■ **Instruction**
Say how many lines in the data below contain the word "this", and give no other text.

[Figure scripts]
+ + +
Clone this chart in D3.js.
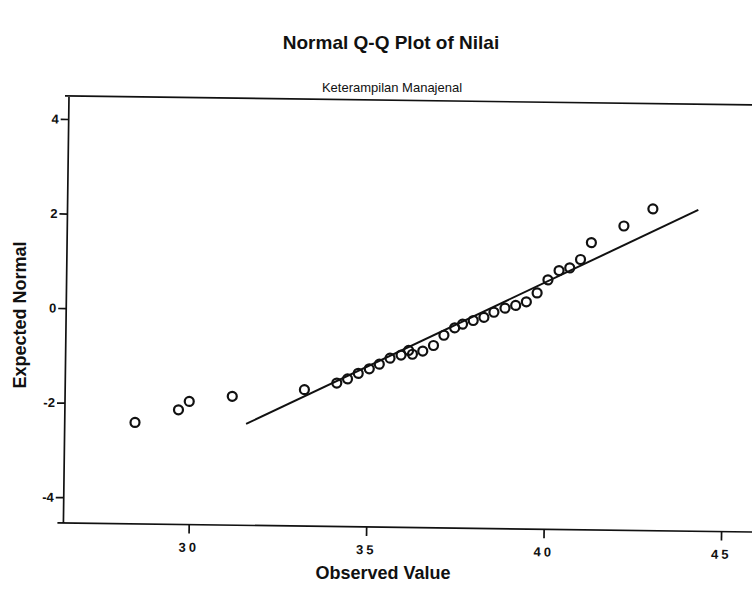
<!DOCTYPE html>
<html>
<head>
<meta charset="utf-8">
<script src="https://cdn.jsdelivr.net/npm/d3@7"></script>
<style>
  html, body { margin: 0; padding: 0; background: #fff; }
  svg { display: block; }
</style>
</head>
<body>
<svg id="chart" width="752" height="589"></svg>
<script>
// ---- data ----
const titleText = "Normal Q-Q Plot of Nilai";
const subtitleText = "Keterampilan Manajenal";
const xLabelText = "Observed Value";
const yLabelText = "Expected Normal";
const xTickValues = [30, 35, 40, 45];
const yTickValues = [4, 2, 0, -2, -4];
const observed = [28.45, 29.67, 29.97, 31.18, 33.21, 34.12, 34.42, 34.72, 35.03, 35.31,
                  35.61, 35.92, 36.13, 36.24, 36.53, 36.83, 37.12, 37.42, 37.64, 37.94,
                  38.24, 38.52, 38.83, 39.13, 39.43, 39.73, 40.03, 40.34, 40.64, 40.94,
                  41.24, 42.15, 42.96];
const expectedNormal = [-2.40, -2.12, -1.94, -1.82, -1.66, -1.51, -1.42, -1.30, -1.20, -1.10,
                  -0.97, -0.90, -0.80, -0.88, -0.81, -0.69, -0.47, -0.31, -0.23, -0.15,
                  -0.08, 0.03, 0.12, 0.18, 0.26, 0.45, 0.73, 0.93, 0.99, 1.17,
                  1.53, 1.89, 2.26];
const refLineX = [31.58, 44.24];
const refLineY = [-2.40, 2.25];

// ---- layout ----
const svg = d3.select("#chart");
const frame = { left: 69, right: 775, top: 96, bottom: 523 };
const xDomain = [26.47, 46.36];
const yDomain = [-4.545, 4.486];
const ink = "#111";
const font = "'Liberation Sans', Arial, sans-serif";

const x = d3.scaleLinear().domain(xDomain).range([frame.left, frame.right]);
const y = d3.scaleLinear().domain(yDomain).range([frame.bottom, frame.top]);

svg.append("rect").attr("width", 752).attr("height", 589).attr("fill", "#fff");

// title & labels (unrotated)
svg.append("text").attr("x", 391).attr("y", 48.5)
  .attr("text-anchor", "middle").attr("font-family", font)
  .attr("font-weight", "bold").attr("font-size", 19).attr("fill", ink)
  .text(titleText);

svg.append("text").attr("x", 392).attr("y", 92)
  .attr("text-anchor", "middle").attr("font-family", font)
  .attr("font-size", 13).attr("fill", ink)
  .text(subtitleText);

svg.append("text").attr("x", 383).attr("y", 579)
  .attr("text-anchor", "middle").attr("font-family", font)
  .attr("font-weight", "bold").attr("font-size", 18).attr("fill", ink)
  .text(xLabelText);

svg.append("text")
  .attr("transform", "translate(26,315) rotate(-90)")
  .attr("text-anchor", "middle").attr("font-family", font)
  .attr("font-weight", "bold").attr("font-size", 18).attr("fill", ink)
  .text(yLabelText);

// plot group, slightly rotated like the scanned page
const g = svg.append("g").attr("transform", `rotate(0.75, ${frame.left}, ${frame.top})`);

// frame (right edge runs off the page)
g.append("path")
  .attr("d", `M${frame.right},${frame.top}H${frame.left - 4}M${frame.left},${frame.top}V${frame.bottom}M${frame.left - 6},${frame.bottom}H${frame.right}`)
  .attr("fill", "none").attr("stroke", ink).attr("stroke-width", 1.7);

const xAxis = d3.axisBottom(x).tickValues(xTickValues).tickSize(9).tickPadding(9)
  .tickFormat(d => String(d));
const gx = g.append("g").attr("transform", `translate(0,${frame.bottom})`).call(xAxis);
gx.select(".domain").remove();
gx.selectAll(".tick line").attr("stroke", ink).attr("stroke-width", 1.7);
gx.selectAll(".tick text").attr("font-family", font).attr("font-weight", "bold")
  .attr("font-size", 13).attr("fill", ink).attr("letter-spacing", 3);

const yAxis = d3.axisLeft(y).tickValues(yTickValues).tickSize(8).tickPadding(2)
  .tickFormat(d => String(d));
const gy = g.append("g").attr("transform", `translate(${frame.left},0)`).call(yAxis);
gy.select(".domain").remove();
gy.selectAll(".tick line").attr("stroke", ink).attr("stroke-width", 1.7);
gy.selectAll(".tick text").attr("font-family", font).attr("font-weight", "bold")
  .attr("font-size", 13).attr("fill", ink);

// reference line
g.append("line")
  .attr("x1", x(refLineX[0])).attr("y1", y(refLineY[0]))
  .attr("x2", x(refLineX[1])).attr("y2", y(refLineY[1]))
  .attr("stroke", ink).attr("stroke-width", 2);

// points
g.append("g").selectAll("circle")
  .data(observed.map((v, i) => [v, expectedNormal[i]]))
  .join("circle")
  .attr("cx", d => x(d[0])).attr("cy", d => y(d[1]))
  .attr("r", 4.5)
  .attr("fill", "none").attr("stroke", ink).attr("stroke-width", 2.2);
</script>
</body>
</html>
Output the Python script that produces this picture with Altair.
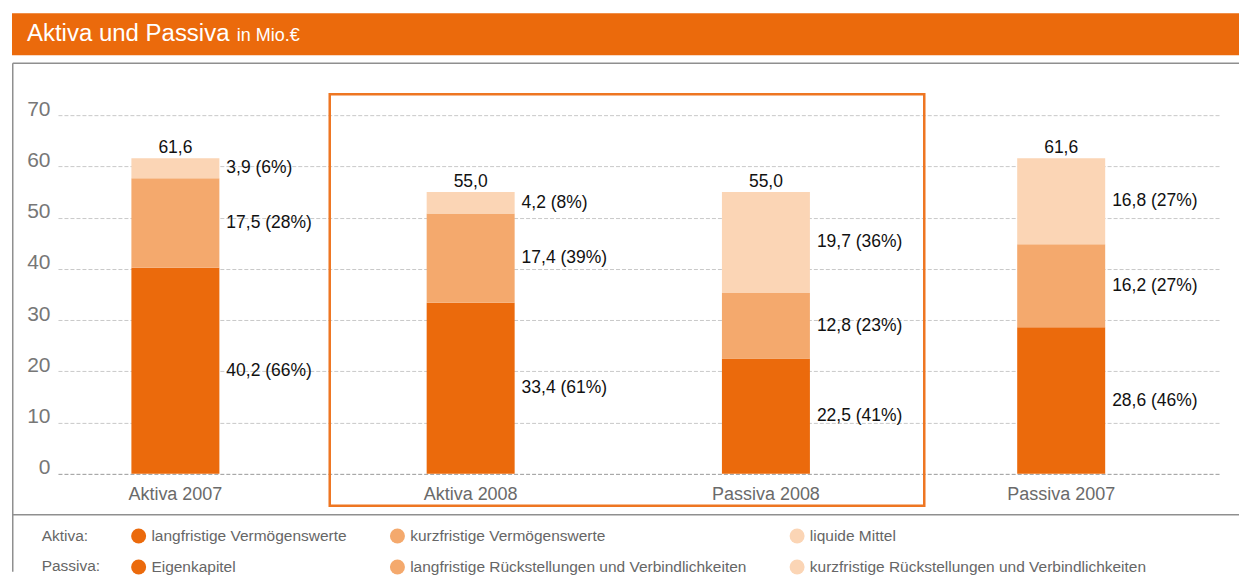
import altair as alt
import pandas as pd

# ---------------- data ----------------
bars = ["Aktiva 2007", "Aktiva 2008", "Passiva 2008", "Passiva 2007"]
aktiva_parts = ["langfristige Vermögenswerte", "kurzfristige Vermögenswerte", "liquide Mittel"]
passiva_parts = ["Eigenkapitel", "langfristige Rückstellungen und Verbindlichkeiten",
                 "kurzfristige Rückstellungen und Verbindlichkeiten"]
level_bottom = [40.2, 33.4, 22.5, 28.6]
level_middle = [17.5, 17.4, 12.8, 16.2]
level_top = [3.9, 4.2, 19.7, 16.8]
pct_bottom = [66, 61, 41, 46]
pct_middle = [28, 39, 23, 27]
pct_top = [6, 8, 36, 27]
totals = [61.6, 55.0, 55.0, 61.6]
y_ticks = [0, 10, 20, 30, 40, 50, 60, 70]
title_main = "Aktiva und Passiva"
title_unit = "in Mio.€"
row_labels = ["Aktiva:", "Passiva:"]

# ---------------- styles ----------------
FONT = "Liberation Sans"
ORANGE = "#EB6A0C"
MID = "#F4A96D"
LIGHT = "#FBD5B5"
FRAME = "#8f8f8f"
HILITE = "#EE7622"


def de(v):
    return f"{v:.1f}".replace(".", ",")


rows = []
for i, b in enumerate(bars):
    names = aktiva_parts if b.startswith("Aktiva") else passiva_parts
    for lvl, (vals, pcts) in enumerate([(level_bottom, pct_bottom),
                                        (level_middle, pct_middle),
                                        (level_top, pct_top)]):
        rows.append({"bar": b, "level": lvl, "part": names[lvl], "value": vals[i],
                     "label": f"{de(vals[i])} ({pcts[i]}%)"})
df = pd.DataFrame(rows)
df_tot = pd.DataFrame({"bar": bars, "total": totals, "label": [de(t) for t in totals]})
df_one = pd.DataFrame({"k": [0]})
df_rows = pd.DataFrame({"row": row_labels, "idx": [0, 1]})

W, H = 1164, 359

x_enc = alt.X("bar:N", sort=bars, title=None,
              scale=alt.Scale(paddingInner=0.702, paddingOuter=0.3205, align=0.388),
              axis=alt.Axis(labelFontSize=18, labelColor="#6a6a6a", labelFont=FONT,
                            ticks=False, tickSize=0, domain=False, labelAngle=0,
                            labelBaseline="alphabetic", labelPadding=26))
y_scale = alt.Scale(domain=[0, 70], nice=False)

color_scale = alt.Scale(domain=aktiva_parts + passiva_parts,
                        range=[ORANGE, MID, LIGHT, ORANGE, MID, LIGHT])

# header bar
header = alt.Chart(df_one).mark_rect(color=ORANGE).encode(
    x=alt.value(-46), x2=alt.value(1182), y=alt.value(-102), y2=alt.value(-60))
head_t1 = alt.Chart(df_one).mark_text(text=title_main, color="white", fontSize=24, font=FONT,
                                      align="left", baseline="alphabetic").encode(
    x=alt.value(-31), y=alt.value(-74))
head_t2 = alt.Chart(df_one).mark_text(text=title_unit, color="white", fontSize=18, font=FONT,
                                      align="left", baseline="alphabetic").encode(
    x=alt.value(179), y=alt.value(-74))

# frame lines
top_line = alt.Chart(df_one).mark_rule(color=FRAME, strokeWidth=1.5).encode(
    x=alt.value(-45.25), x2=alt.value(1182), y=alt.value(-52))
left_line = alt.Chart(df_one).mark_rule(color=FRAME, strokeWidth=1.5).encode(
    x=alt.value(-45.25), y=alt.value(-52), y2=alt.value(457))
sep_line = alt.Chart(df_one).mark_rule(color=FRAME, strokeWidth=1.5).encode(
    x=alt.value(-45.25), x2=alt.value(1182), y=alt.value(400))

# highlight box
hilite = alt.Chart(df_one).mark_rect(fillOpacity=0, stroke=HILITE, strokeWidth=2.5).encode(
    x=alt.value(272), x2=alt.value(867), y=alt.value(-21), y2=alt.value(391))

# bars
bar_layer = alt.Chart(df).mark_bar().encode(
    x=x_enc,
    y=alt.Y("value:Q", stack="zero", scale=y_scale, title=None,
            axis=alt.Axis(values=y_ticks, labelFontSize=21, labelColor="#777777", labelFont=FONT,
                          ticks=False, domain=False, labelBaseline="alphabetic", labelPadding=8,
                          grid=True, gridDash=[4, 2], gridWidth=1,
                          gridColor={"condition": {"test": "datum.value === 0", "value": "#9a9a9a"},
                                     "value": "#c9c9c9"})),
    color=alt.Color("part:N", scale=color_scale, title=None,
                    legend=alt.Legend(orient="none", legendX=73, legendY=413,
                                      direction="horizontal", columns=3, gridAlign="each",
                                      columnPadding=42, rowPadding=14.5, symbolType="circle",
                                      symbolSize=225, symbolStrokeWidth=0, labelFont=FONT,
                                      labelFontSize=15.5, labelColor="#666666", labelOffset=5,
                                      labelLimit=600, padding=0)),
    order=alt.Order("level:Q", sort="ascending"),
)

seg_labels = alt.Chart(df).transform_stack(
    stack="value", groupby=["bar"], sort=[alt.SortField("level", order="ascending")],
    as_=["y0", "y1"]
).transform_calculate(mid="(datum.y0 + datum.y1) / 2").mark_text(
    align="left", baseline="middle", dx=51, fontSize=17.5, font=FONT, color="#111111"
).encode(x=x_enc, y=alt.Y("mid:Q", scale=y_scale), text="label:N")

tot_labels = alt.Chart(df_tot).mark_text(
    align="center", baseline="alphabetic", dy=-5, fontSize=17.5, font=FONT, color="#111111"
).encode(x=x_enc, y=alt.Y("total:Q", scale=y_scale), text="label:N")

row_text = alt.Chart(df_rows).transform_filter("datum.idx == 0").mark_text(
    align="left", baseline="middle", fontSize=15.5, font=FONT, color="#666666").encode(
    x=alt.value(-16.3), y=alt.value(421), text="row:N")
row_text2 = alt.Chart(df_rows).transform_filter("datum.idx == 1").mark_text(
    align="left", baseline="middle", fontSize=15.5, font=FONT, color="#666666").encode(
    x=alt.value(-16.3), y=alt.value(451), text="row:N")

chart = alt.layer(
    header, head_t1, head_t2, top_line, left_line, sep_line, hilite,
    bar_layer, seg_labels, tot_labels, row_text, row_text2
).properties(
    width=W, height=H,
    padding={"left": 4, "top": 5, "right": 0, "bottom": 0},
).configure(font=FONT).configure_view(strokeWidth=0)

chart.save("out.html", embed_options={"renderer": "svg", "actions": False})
+ + +
■ **Output below**
2